The entire panel seemed to agree that traditional publishing isn’t going away—and no one wished for that outcome—but there is a desire and need for partnership. Amazon’s Fine went so far as to say that the traditional and self-publishing models are converging, with publishers becoming more author-centric, such as offering sales portals, and following practices set by Amazon, Kobo, and other publishing services for authors. “In ten years, I don’t know if we’ll talk about self-publishing,” he said. (Perhaps this is a conclusion easily drawn only by Amazon, which has blurred the line between book retailer, publisher, and author service provider.)
Until the day of convergence comes (if it comes), it was clear from the panel that self-publishing—and digital publishing specifically—is providing a needed and profitable path for mid-list authors, who may be dropped by their traditional houses if they haven’t broken out by their third or fourth book. Self-publishing bestseller Hugh Howey pointed out that he didn’t break out until his eighth book, and argued, “We [as an industry] don’t appreciate yet the long tail of self-publishing. Your books are available forever. They have the same visibility forever….It’s a marathon. Things go viral over time.”
While self-published books are popularly characterized as lower quality than traditionally published books, readership and sales are growing to such a level that online retailers are starting to publicize their success. Tamblyn said that 10 percent of Kobo’s unit sales are coming from self-published authors, and Fine said that, in the last year, 25 percent of Amazon’s Top 100 books were self-published. This later segued to Howey’s point that there’s a lot of money to be made in books that “no one ever reads.” Because e-books “disappear” (you don’t have that to-be-read pile staring at you from your nightstand), and because e-books are priced lower (often 99 cents to $2.99 for a self-published novel), there’s a reduced consequence to buying and not reading, both psychologically and economically.
Low prices are a common strategy self-publishers use (that traditional publishers have been slower to adopt) to increase their chances of being discovered by readers. And finding that readership directly—through the self-publishing platforms offered by Amazon, Kobo, and many others—was a running theme through the panel discussion. Authors and publishers alike can now reach audiences that were never really looked at or marketed to before.
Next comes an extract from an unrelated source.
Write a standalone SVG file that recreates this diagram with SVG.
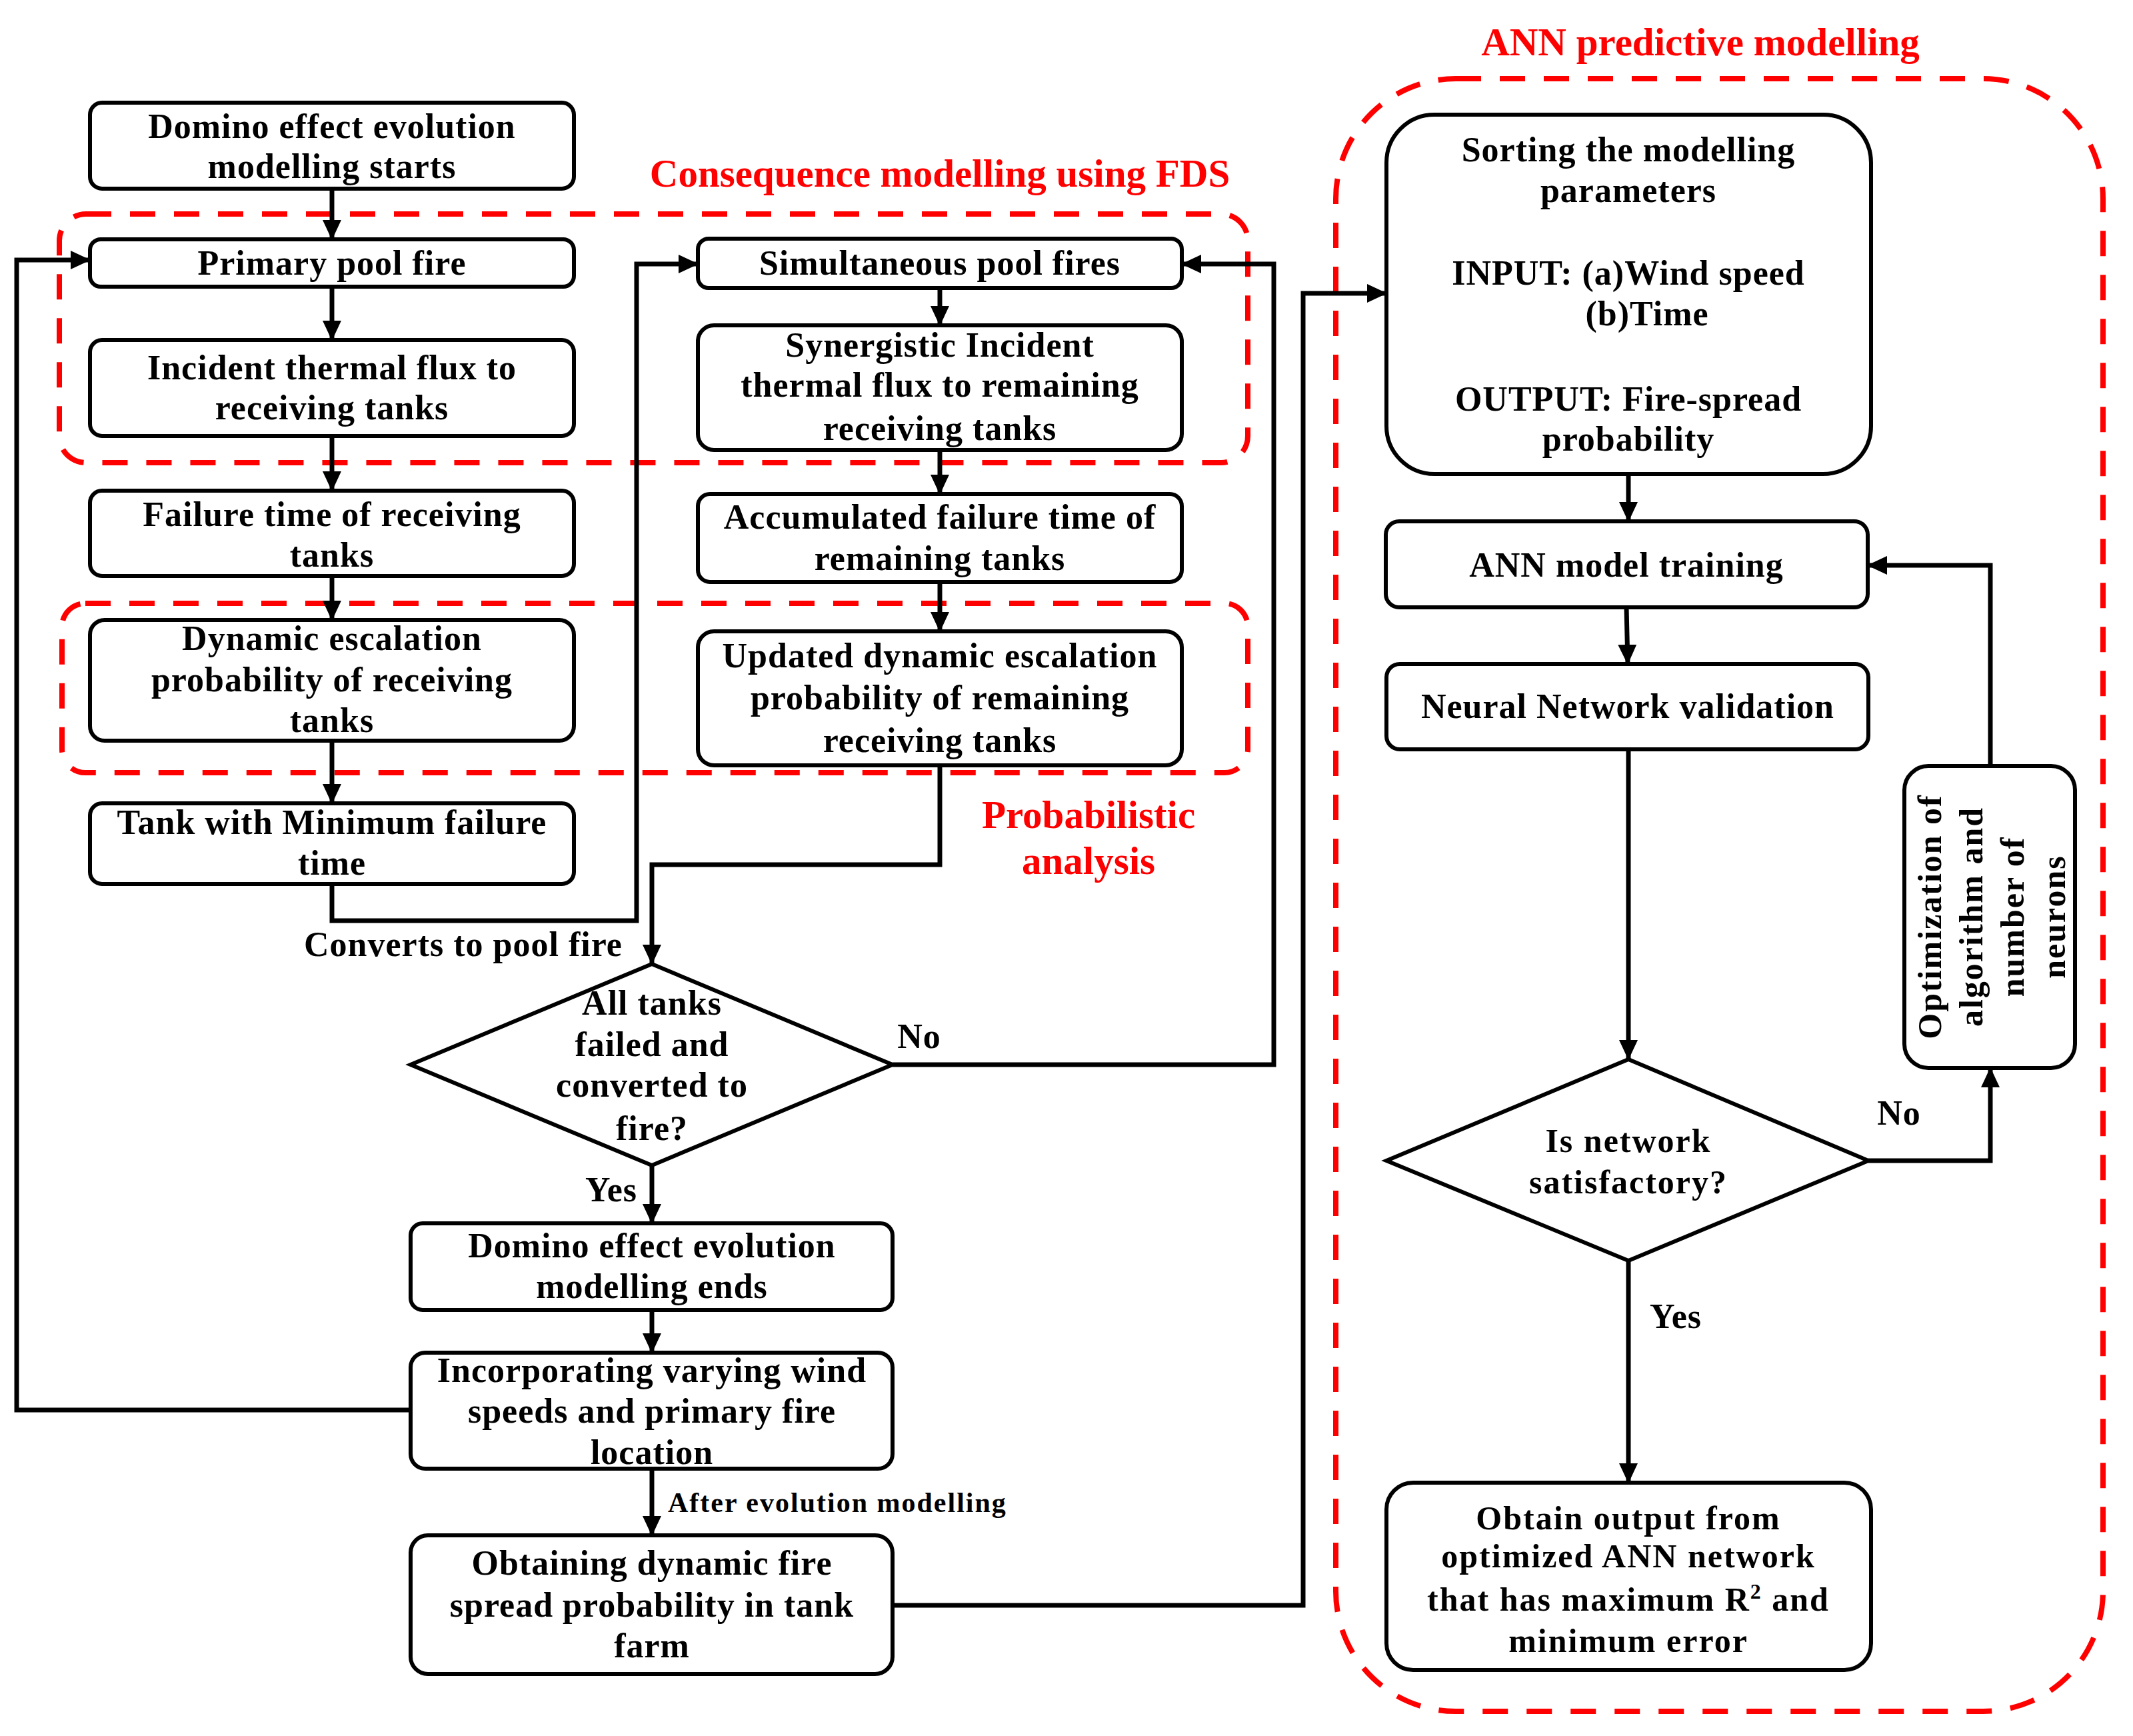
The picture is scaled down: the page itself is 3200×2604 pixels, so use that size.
<svg xmlns="http://www.w3.org/2000/svg" width="3200" height="2604" viewBox="0 0 3200 2604">
<style>
text{font-family:"Liberation Serif","Times New Roman",serif;font-weight:bold;fill:#000;}
.t{font-size:52px;text-anchor:middle;letter-spacing:1px;}
.ts{font-size:50px;text-anchor:middle;letter-spacing:2px;}
.lbl{font-size:52px;text-anchor:middle;letter-spacing:1px;}
.red{font-size:59px;text-anchor:middle;fill:#ff0000;}
.box{fill:#fff;stroke:#000;stroke-width:6;}
.dash{fill:none;stroke:#ff0000;stroke-width:8;stroke-dasharray:38 28;}
.c{fill:none;stroke:#000;stroke-width:7;}
</style>
<defs>
<marker id="ah" markerUnits="userSpaceOnUse" markerWidth="30" markerHeight="30" viewBox="0 0 30 30" refX="29" refY="15" orient="auto">
<path d="M0,1 L30,15 L0,29 Z" fill="#000"/>
</marker>
</defs>
<rect width="3200" height="2604" fill="#fff"/>

<g id="regions">
<rect class="dash" x="89" y="321" width="1783" height="373" rx="40"/>
<rect class="dash" x="93" y="905" width="1779" height="254" rx="35"/>
<rect class="dash" x="2004" y="118" width="1151" height="2449" rx="180"/>
<text class="red" x="1410" y="280">Consequence modelling using FDS</text>
<text class="red" x="1633" y="1242">Probabilistic</text>
<text class="red" x="1633" y="1311">analysis</text>
<text class="red" x="2551" y="83">ANN predictive modelling</text>
</g>

<g id="connectors">
<path class="c" d="M498,283 V359" marker-end="url(#ah)"/>
<path class="c" d="M498,430 V510" marker-end="url(#ah)"/>
<path class="c" d="M498,654 V736" marker-end="url(#ah)"/>
<path class="c" d="M498,864 V930" marker-end="url(#ah)"/>
<path class="c" d="M498,1111 V1205" marker-end="url(#ah)"/>
<path class="c" d="M498,1326 V1381 H955 V396 H1047" marker-end="url(#ah)"/>
<path class="c" d="M1410,432 V488" marker-end="url(#ah)"/>
<path class="c" d="M1410,675 V741" marker-end="url(#ah)"/>
<path class="c" d="M1410,873 V947" marker-end="url(#ah)"/>
<path class="c" d="M1410,1148 V1297 H978 V1446" marker-end="url(#ah)"/>
<path class="c" d="M1339,1597 H1911 V396 H1773" marker-end="url(#ah)"/>
<path class="c" d="M978,1748 V1835" marker-end="url(#ah)"/>
<path class="c" d="M978,1965 V2029" marker-end="url(#ah)"/>
<path class="c" d="M616,2115 H25 V390 H135" marker-end="url(#ah)"/>
<path class="c" d="M978,2203 V2303" marker-end="url(#ah)"/>
<path class="c" d="M1339,2408 H1955 V440 H2080" marker-end="url(#ah)"/>
<path class="c" d="M2443,711 V782" marker-end="url(#ah)"/>
<path class="c" d="M2440,911 L2442,996" marker-end="url(#ah)"/>
<path class="c" d="M2443,1124 V1589" marker-end="url(#ah)"/>
<path class="c" d="M2803,1741 H2986 V1602" marker-end="url(#ah)"/>
<path class="c" d="M2986,1149 V848 H2802" marker-end="url(#ah)"/>
<path class="c" d="M2443,1891 V2224" marker-end="url(#ah)"/>
<text class="lbl" x="695" y="1434">Converts to pool fire</text>
<text class="lbl" x="1379" y="1572">No</text>
<text class="lbl" x="917" y="1802">Yes</text>
<text x="1002" y="2268" style="font-size:42px;letter-spacing:2px;">After evolution modelling</text>
<text class="lbl" x="2849" y="1687">No</text>
<text class="lbl" x="2514" y="1992">Yes</text>
</g>

<g id="n-start">
<rect class="box" x="135" y="154" width="726" height="129" rx="18"/>
<text class="t" x="498" y="207">Domino effect evolution</text>
<text class="t" x="498" y="267">modelling starts</text>
</g>
<g id="n-primary">
<rect class="box" x="135" y="359" width="726" height="71" rx="16"/>
<text class="t" x="498" y="412">Primary pool fire</text>
</g>
<g id="n-incident">
<rect class="box" x="135" y="510" width="726" height="144" rx="18"/>
<text class="t" x="498" y="569">Incident thermal flux to</text>
<text class="t" x="498" y="629">receiving tanks</text>
</g>
<g id="n-failure">
<rect class="box" x="135" y="736" width="726" height="128" rx="18"/>
<text class="t" x="498" y="789">Failure time of receiving</text>
<text class="t" x="498" y="850">tanks</text>
</g>
<g id="n-dynamic">
<rect class="box" x="135" y="930" width="726" height="181" rx="22"/>
<text class="t" x="498" y="975">Dynamic escalation</text>
<text class="t" x="498" y="1037">probability of receiving</text>
<text class="t" x="498" y="1098">tanks</text>
</g>
<g id="n-tankmin">
<rect class="box" x="135" y="1205" width="726" height="121" rx="18"/>
<text class="t" x="498" y="1251">Tank with Minimum failure</text>
<text class="t" x="498" y="1312">time</text>
</g>

<g id="n-sim">
<rect class="box" x="1047" y="358" width="726" height="74" rx="16"/>
<text class="t" x="1410" y="412">Simultaneous pool fires</text>
</g>
<g id="n-syn">
<rect class="box" x="1047" y="488" width="726" height="187" rx="24"/>
<text class="t" x="1410" y="535">Synergistic Incident</text>
<text class="t" x="1410" y="595">thermal flux to remaining</text>
<text class="t" x="1410" y="660">receiving tanks</text>
</g>
<g id="n-acc">
<rect class="box" x="1047" y="741" width="726" height="132" rx="18"/>
<text class="t" x="1410" y="793">Accumulated failure time of</text>
<text class="t" x="1410" y="855">remaining tanks</text>
</g>
<g id="n-upd">
<rect class="box" x="1047" y="947" width="726" height="201" rx="24"/>
<text class="t" x="1410" y="1001">Updated dynamic escalation</text>
<text class="t" x="1410" y="1064">probability of remaining</text>
<text class="t" x="1410" y="1128">receiving tanks</text>
</g>

<g id="n-alltanks">
<polygon class="box" points="978,1446 1339,1597 978,1748 616,1597"/>
<text class="t" x="978" y="1522">All tanks</text>
<text class="t" x="978" y="1584">failed and</text>
<text class="t" x="978" y="1645">converted to</text>
<text class="t" x="978" y="1710">fire?</text>
</g>
<g id="n-ends">
<rect class="box" x="616" y="1835" width="723" height="130" rx="18"/>
<text class="t" x="978" y="1886">Domino effect evolution</text>
<text class="t" x="978" y="1947">modelling ends</text>
</g>
<g id="n-incorp">
<rect class="box" x="616" y="2029" width="723" height="174" rx="22"/>
<text class="t" x="978" y="2073">Incorporating varying wind</text>
<text class="t" x="978" y="2134">speeds and primary fire</text>
<text class="t" x="978" y="2196">location</text>
</g>
<g id="n-obtaining">
<rect class="box" x="616" y="2303" width="723" height="208" rx="26"/>
<text class="t" x="978" y="2362">Obtaining dynamic fire</text>
<text class="t" x="978" y="2425">spread probability in tank</text>
<text class="t" x="978" y="2486">farm</text>
</g>

<g id="n-sorting">
<rect class="box" x="2080" y="172" width="727" height="539" rx="72"/>
<text class="t" x="2443" y="242">Sorting the modelling</text>
<text class="t" x="2443" y="303">parameters</text>
<text class="t" x="2443" y="427">INPUT: (a)Wind speed</text>
<text class="t" x="2471" y="488">(b)Time</text>
<text class="t" x="2443" y="616">OUTPUT: Fire-spread</text>
<text class="t" x="2443" y="676">probability</text>
</g>
<g id="n-training">
<rect class="box" x="2079" y="782" width="723" height="129" rx="20"/>
<text class="t" x="2440" y="865">ANN model training</text>
</g>
<g id="n-validation">
<rect class="box" x="2080" y="996" width="723" height="128" rx="20"/>
<text class="t" x="2442" y="1077">Neural Network validation</text>
</g>
<g id="n-satisfactory">
<polygon class="box" points="2443,1589 2803,1741 2443,1891 2080,1741"/>
<text class="ts" x="2443" y="1728">Is network</text>
<text class="ts" x="2443" y="1790">satisfactory?</text>
</g>
<g id="n-optimization">
<rect class="box" x="2857" y="1149" width="256" height="453" rx="36"/>
<text class="ts" transform="translate(2912,1375) rotate(-90)">Optimization of</text>
<text class="ts" transform="translate(2974,1375) rotate(-90)">algorithm and</text>
<text class="ts" transform="translate(3036,1375) rotate(-90)">number of</text>
<text class="ts" transform="translate(3098,1375) rotate(-90)">neurons</text>
</g>
<g id="n-output">
<rect class="box" x="2080" y="2224" width="727" height="281" rx="40"/>
<text class="ts" x="2443" y="2294">Obtain output from</text>
<text class="ts" x="2443" y="2351">optimized ANN network</text>
<text class="ts" x="2443" y="2416">that has maximum R<tspan baseline-shift="super" font-size="32">2</tspan> and</text>
<text class="ts" x="2443" y="2478">minimum error</text>
</g>
</svg>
Authors are empowered to figure out better ways to market and promote their books. As Howey said, “Everything is more focused on the reader experience,” from delivering the story readers want, at the best price possible, to authors having a relationship with readers directly.
And this is one of the key reasons why this panel serves as a touchstone for many of the challenges that now face publishing. Everyone working in the industry is thinking more about how to directly reach their specific reader community in an era of declining bricks-and-mortar stores and an increasingly digital environment driven by search, data, analytics, and social media. The ability to get information on reader or consumer behavior, and then strategically act on it, is something Steve Smith, CEO of Wiley, and CONTEC’s morning keynote speaker, emphasized again and again. He said the transformation of Wiley as a publisher has been about “going deeper into the communities we serve. It’s no longer enough to be a provider of information. We need to build our relationship with the…community through deep knowledge.”